NOTE: This answer has now been merged into Understanding the quantum eraser from a quantum information stand point (part IV).
Let me start by copying the first part of my previous answer which describes the circuit model of a double-slit or other interference experiment; then, I will try to describe the delayed choice setting (the way I understand it).
I. Interference without which-way information
An interferometer corresponds to the following circuit:

Here, the first $H$ puts the qubit in the superposition of both paths/slits -- the states $\vert0\rangle$ and $\vert1\rangle$ correspond to the two paths/slits --, the matrix
$$
\Lambda = e^{i\phi/2}\vert0\rangle\langle0\vert + e^{-i\phi/2} \vert1\rangle\langle1\vert
$$
introduces a phase shift between the two paths (this can e.g. be a function of the position on the screen, or the relative length of the interferometer arms), and the second $H$ makes the two paths interfere. If the output qubit is measured in state $\vert0\rangle$, the interference is constructive, otherwise desctructive.
You can easily check that this yields an interference pattern which varies like $\mathrm{prob}(0)=\cos(\phi)^2$.
II. Delayed choice experiment
In the delayed choice experiment, we want to copy the which-way information onto an auxiliary qubit (just as explained in the previous answer, part II), then measure the "interference pattern", and only then decide if we erase the information.
This is described by the following circuit:

Here, we copy the which-way information onto the qubit $c$ before traversing the interferometer. After the interferometer, the $H$ makes the two paths interfere, and we measure. Note that at this point this is nothing but the part II of the previous answer and thus, $\mathrm{prob}(0)=1/2$. (In particular, there is no interference whatsoever observed.)
Now we measure the which-way qubit. There are two ways of measuring it:
1. Learning the which-way information
Measurement in the $\vert0\rangle$, $\vert1\rangle$ basis reveals the which-way information. Going through the math, you can easily see that in this case, the distribution for $q$ is $\mathrm{prob}(0)=1/2$ for both outcomes $c=0$ and $c=1$.
(Note that the state before the measurement on $q$ does depend on the outcome of $c$ -- you can understand this by either changing the order of the two measurements, or by saying that the state before the measurement is entangled.)
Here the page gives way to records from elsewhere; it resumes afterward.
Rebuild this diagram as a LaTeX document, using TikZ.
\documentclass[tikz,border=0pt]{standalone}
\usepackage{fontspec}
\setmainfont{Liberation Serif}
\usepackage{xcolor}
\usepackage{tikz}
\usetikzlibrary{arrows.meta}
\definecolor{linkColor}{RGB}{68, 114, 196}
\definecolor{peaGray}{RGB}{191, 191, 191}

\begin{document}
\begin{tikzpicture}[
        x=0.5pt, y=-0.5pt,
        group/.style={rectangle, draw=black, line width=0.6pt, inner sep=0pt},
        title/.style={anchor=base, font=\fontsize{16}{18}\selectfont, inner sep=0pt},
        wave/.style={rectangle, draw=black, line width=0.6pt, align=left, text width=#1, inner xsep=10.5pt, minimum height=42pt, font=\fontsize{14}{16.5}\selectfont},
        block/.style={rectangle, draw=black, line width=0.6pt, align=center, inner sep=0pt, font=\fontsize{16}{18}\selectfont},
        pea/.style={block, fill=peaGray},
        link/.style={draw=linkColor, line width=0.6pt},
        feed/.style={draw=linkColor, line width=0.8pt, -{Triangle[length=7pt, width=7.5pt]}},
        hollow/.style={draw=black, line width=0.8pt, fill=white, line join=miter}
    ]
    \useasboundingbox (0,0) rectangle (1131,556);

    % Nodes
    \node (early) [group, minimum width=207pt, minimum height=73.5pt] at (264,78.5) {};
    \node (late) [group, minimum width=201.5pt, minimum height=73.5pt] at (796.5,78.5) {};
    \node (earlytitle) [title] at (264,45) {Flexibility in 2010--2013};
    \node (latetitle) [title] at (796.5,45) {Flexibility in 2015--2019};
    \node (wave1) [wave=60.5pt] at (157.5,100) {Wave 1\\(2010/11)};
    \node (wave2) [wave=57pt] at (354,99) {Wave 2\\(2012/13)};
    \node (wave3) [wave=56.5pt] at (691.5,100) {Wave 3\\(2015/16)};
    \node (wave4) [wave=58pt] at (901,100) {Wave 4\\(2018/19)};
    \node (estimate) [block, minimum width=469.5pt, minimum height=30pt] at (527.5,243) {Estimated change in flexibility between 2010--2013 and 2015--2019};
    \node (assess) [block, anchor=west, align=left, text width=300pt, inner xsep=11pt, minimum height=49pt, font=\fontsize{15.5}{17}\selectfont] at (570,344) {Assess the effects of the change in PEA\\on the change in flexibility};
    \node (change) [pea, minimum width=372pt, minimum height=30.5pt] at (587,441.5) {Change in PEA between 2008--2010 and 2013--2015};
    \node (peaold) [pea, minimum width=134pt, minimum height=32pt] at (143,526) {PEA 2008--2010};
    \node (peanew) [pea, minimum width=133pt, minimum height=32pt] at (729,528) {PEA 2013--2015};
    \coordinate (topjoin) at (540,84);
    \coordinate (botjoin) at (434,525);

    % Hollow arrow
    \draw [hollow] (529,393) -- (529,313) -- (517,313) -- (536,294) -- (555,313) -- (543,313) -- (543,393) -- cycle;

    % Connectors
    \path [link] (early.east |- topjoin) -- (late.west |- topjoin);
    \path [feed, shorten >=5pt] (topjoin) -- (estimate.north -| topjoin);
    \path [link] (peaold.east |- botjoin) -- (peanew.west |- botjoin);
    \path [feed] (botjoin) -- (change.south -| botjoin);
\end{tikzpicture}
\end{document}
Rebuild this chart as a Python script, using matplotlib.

2. Erasing the which-way information
Let us now instead measure $c$ in the $\vert+\rangle$, $\vert-\rangle$ basis. If we obtain outcome $\vert+\rangle$, we have effectively erased the which-way information. This can be understood by moving the measurement all the way to the CNOT, and noting that a CNOT in this setup, followed by a projection onto the $\vert+\rangle$ state on the target qubit, corresponds to the identity on the control qubit.
If we obtain $\vert+\rangle$, the (conditional!) probability distribution on $q$ will be thus $\mathrm{prob}(0)=\cos(\phi)^2$.
What happens if we obtain $\vert-\rangle$? In this case, one can easily check that the CNOT + projection yields a Pauli $Z$, i.e., there is an additional phase shift of $\pi$ introduced between the two paths of the interferometer. This is, in this case, we will still have interference, but the interference pattern will be shifted by half a spacing, i.e., $\mathrm{prob}(0)=\sin(\phi)^2=1-\cos(\phi)^2$.
So what does this teach us? As long as we don't know the measurement outcome on the $c$ qubit, we will see the average of both interference pattern, which is nothing but
$$
\tfrac{1}{2}\Big[\sin(\phi)^2+\cos(\phi)^2\Big]=\frac{1}{2}\ ,
$$
and thus just the same as if we would not have measured $c$, or measured in the which-way basis. This, of course, makes a lot of sense -- observations on $q$ should not depend on whether (and how) $c$ has been measured.
Thus, in order to reveal the interference pattern when erasing the which-way information, we have to carry out the experiment repeatedly (a single run will clearly not allow to determine $\mathrm{prob}(0)$ or to see interference fringes). Once we have done so, we need to take all outcomes (clicks) on $q$ where the erasure works (i.e., where we obtained $\vert+\rangle$ on $c$) and look only at those, i.e., the conditional probability distribution $\mathrm{prob}(q=0|c=+)$. Once we do so, but only then, we will see an interference pattern. Nothing magic going on here.
I will refrain from interpretations here, but depending on one's personal interpretation, this might have some implications what the photon "does" when passing the double slit.